At dinner the other night with shunn, bobhowe and our friends Colin, Bill and Christopher, I mentioned the version of Charles Babbage’s Difference Engine #2 built at the Science Museum in London. The story of its construction is told in Doron Swade’s The Difference Engine, which discusses the many challenges that probably would have prevented its construction in Babbage’s time.
In actuality, tolerances and machining methods were not exactly the problem, contrary to what I said the other night. It was more the difficulty of producing parts that were exactly identical to each other. (“Computer-controlled machinery produced the hundreds of repeat parts, the manufacture of which had so handicapped Babbage,” says Swade.)

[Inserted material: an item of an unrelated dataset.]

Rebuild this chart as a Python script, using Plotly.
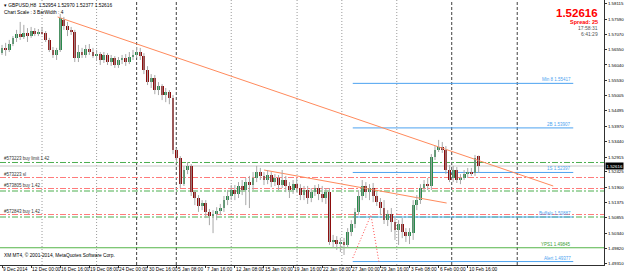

But beyond that, Babbage’s design was unbuildable — he’d never managed to build it all so was unaware of contradictions and problems in his plans. And once built, there was the entirely different problem of getting it to actually work.”Babbage had not had the experience of fault-finding on a complete machine, and had made no provision for easing the setting-up process or dealing with malfunctions,” Swade says. In a modern age of programming it’s difficult to imagine how in-the-dark Babbage was. “Babbage had made no provision for debugging,” Swade continues. “The whole machine is one ‘hard-wired’ unit,” so if it jammed, which it did frequently, finding the problem was a bear.